Requirements — Retype, word for word, the lines between the ones holding "What Bokeh code" and "from bokeh.resources import INLINE", inclusive; pictures stay out of the copy.

--- BEGIN Records for processing ---

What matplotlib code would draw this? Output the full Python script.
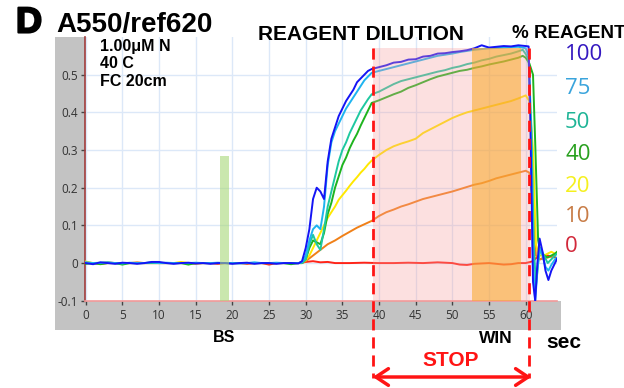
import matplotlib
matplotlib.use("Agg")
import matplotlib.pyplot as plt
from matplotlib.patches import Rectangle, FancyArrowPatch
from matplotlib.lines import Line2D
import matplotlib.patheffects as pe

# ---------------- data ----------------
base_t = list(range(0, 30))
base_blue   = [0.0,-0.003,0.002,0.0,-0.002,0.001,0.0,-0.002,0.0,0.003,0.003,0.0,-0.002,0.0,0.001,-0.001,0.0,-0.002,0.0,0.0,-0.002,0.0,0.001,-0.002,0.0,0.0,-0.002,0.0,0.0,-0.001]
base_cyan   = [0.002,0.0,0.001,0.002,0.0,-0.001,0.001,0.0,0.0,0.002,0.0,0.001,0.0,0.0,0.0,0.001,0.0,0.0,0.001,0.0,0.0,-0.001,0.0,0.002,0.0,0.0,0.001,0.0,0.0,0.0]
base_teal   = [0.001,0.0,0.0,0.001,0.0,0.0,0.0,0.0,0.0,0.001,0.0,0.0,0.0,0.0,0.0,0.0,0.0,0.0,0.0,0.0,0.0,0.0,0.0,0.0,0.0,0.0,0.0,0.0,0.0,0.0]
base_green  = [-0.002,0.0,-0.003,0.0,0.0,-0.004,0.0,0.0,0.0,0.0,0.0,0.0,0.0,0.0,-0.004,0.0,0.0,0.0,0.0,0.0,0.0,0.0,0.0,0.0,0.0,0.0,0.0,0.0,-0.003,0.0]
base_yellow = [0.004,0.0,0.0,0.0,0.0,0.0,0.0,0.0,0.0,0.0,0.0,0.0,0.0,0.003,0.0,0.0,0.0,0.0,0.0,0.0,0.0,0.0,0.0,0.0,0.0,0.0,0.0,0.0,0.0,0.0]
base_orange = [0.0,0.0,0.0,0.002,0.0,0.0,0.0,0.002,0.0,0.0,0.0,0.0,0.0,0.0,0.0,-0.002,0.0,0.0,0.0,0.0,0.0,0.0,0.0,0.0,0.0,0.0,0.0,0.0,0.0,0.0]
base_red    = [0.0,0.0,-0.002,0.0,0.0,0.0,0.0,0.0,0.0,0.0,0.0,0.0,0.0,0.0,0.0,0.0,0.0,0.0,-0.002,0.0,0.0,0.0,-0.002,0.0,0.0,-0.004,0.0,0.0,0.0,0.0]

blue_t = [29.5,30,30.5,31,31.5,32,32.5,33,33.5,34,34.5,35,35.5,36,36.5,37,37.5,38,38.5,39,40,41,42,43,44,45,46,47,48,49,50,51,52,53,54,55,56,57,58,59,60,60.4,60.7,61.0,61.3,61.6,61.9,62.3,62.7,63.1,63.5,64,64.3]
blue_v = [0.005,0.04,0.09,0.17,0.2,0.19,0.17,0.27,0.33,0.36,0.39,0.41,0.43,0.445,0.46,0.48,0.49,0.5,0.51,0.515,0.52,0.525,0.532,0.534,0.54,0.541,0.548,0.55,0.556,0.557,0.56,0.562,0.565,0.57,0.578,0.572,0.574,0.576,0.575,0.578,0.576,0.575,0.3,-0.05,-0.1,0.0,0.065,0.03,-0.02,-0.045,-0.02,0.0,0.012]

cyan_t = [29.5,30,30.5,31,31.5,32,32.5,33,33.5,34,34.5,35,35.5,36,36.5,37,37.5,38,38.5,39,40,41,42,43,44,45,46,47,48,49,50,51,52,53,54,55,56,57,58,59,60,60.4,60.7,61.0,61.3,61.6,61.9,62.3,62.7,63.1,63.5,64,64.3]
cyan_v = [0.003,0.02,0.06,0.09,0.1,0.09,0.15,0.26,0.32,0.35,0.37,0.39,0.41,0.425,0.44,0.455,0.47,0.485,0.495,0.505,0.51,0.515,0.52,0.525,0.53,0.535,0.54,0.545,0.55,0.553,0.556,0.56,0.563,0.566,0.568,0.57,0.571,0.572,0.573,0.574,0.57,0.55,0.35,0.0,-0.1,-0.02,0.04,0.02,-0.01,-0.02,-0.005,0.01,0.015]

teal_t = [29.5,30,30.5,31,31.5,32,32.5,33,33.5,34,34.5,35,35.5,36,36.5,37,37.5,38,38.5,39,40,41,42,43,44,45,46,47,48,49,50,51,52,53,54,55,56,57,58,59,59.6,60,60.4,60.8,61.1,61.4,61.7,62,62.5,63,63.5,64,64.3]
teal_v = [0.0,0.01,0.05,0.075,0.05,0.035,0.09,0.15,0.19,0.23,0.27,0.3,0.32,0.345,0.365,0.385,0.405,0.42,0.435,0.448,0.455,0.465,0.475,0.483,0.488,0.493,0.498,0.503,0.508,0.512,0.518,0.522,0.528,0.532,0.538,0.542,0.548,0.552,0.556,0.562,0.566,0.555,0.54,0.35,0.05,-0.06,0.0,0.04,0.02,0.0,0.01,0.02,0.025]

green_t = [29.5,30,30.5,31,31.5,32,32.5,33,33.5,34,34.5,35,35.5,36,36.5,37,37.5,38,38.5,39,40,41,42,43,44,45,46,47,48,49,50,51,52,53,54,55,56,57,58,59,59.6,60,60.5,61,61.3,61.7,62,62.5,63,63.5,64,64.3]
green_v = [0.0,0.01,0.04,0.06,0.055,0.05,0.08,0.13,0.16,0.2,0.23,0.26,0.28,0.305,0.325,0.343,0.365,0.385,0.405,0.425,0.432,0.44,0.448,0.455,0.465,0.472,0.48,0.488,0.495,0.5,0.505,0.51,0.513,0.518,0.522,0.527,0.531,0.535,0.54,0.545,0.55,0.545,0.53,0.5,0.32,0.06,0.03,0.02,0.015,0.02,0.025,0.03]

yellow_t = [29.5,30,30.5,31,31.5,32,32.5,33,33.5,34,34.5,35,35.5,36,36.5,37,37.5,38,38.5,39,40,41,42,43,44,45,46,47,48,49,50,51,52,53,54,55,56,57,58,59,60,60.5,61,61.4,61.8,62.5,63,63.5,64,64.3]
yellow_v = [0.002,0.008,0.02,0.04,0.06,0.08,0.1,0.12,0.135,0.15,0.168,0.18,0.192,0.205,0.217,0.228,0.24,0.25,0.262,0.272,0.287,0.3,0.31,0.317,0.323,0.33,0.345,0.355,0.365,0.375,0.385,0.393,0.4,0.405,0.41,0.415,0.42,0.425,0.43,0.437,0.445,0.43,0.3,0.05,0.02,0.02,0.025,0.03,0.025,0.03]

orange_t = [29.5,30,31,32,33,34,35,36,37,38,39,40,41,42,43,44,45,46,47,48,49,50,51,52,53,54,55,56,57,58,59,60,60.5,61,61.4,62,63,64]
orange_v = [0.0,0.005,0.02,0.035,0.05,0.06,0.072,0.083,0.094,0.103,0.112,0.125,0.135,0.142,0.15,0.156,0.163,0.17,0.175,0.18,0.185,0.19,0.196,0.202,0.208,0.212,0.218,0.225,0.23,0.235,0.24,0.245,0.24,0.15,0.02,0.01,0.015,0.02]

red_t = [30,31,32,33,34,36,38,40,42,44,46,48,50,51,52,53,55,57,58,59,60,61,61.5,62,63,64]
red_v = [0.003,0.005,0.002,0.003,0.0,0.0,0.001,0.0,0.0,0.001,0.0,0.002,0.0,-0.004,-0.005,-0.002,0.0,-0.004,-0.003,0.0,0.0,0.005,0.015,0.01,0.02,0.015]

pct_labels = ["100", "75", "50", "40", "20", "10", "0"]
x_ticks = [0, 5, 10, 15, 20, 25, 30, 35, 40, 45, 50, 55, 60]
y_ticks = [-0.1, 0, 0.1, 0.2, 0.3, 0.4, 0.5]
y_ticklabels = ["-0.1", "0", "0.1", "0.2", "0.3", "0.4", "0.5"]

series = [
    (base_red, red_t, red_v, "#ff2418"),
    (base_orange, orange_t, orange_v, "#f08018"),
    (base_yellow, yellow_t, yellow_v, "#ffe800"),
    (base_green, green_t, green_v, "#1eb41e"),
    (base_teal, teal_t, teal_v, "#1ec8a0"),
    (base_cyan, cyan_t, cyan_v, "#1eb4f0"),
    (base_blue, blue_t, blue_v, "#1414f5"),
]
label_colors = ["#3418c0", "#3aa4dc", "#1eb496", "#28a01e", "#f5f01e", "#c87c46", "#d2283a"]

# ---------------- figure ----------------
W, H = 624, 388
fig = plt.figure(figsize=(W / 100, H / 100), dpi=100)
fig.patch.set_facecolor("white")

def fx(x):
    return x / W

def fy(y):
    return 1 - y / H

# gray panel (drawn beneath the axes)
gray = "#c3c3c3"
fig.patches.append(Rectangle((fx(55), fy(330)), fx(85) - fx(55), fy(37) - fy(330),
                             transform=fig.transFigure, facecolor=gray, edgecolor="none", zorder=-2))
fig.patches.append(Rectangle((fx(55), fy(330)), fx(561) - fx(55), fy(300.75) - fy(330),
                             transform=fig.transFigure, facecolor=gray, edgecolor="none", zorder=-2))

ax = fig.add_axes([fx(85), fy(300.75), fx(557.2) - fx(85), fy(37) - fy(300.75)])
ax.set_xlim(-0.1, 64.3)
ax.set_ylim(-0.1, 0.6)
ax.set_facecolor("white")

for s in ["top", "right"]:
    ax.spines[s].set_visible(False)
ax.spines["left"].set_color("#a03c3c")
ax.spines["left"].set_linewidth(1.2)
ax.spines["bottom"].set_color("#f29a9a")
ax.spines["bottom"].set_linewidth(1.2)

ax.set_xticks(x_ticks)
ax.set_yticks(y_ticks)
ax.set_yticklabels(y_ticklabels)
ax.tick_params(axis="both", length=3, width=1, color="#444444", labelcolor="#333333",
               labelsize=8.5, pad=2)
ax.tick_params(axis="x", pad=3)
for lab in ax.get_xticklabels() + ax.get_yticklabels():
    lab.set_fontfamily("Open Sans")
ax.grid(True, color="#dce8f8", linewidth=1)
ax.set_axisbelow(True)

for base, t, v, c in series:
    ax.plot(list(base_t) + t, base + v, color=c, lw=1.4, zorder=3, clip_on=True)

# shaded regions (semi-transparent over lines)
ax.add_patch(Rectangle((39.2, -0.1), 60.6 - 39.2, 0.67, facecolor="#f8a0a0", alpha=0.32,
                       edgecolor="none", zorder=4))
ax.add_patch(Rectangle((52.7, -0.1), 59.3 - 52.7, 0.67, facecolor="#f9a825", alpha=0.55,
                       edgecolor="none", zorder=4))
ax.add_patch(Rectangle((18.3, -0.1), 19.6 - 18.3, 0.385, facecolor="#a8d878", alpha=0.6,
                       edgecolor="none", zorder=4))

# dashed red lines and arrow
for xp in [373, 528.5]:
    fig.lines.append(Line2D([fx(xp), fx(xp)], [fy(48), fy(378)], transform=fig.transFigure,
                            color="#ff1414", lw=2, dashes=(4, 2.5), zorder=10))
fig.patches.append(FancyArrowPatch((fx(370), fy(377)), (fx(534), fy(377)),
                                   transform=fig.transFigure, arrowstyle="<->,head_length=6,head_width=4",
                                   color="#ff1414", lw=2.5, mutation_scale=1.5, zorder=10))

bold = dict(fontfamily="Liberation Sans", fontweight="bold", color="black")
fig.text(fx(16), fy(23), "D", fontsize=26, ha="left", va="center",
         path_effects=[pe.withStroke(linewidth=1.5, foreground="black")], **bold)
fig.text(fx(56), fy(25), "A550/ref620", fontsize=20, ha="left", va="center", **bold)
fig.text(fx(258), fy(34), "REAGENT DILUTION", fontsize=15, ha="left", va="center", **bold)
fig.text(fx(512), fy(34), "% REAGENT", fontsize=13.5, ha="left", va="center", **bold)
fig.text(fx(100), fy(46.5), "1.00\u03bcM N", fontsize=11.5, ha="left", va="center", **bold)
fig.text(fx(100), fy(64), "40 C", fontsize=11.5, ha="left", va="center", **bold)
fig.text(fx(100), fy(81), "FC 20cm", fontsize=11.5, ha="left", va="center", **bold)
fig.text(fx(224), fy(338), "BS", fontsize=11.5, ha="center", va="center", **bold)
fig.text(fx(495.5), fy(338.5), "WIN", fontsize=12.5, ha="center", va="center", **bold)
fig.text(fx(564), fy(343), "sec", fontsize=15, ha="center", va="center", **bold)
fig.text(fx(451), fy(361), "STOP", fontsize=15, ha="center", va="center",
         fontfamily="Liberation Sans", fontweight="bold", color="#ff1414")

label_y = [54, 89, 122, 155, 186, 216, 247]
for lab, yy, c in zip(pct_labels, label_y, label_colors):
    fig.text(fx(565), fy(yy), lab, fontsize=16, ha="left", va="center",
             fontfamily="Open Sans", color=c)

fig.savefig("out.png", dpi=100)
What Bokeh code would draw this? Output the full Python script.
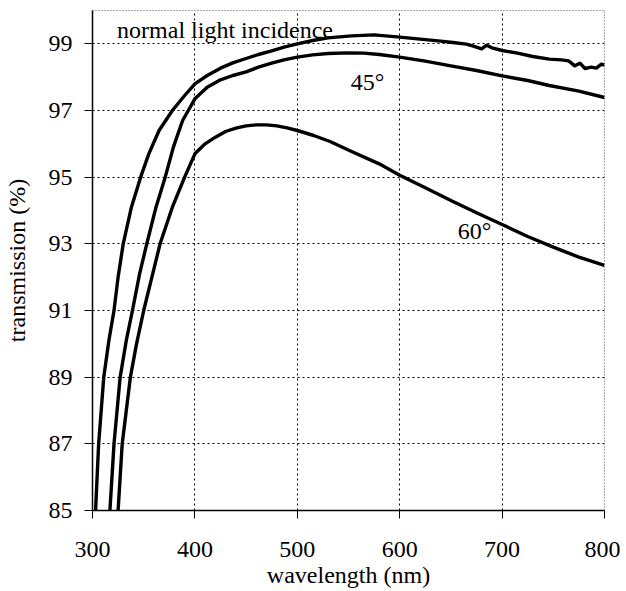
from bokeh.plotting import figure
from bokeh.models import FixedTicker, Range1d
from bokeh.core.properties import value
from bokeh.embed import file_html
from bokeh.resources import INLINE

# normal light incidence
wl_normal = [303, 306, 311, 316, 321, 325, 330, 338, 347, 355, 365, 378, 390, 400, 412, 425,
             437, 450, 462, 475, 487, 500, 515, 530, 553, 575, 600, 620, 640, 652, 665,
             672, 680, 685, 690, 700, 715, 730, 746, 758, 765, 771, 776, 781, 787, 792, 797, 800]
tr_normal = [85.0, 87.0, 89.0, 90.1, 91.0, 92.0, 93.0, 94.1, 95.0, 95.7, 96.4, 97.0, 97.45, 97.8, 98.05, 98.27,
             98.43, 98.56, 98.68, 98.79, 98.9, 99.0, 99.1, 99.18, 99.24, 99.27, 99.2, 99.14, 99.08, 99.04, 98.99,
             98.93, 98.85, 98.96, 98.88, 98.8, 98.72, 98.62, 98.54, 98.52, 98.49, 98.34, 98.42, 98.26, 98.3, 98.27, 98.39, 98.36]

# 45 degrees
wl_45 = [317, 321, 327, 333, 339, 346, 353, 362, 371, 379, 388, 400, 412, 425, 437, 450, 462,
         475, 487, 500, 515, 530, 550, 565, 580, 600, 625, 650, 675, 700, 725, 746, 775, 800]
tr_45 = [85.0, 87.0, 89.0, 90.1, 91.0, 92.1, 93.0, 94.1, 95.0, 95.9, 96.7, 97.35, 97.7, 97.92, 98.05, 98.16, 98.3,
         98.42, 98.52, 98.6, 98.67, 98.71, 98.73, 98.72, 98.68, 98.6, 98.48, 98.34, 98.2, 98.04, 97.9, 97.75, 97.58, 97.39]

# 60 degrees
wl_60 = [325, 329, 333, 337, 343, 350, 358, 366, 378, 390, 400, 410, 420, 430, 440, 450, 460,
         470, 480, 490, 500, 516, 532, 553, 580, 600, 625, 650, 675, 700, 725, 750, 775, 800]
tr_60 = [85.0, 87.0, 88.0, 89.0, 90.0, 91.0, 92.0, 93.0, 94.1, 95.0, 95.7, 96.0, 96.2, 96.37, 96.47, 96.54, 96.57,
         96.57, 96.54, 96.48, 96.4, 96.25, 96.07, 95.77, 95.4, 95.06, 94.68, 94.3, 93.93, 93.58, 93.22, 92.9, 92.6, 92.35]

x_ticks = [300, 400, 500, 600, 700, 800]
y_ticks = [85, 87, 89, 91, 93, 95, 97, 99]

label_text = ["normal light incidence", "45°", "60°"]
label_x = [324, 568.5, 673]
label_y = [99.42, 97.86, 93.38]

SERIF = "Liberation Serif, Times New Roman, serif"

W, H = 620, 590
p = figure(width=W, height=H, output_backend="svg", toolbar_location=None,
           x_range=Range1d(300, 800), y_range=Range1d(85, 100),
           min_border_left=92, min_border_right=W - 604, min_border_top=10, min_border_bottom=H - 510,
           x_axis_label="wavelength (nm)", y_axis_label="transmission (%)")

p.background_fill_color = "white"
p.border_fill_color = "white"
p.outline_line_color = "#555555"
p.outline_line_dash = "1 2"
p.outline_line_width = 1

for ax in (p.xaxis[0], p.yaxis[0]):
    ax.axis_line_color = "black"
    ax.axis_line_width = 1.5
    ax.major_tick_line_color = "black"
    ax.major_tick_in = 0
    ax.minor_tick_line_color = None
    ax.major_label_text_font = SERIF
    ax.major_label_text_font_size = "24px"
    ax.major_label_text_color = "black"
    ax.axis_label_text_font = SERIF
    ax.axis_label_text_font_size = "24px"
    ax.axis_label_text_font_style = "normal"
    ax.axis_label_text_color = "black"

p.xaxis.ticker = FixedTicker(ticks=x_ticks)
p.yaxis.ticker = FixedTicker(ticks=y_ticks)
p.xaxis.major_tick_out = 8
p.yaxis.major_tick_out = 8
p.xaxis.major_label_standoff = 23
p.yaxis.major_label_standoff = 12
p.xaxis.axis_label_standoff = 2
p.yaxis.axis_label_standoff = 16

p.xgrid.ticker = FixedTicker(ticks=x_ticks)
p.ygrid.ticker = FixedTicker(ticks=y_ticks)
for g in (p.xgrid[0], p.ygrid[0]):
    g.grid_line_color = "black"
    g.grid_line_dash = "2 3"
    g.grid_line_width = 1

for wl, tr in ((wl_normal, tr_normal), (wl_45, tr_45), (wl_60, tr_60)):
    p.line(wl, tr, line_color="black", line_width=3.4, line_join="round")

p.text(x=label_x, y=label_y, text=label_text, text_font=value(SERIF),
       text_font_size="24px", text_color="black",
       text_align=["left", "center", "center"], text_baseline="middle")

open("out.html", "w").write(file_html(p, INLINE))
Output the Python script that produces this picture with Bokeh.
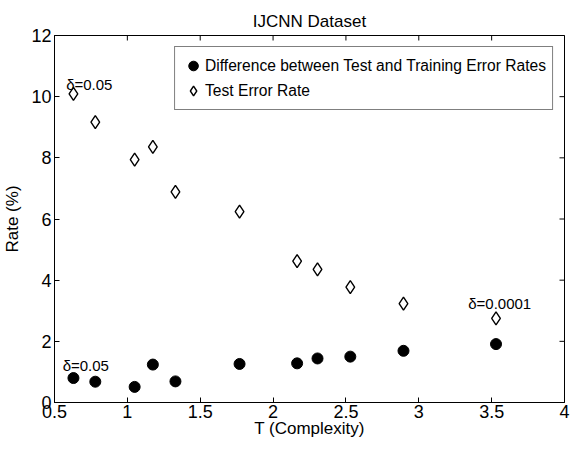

--- END Records for processing ---

Solution for this problem —
What Bokeh code would draw this? Output the full Python script.
from bokeh.plotting import figure
from bokeh.models import FixedTicker, Range1d
from bokeh.core.properties import value
from bokeh.embed import file_html
from bokeh.resources import INLINE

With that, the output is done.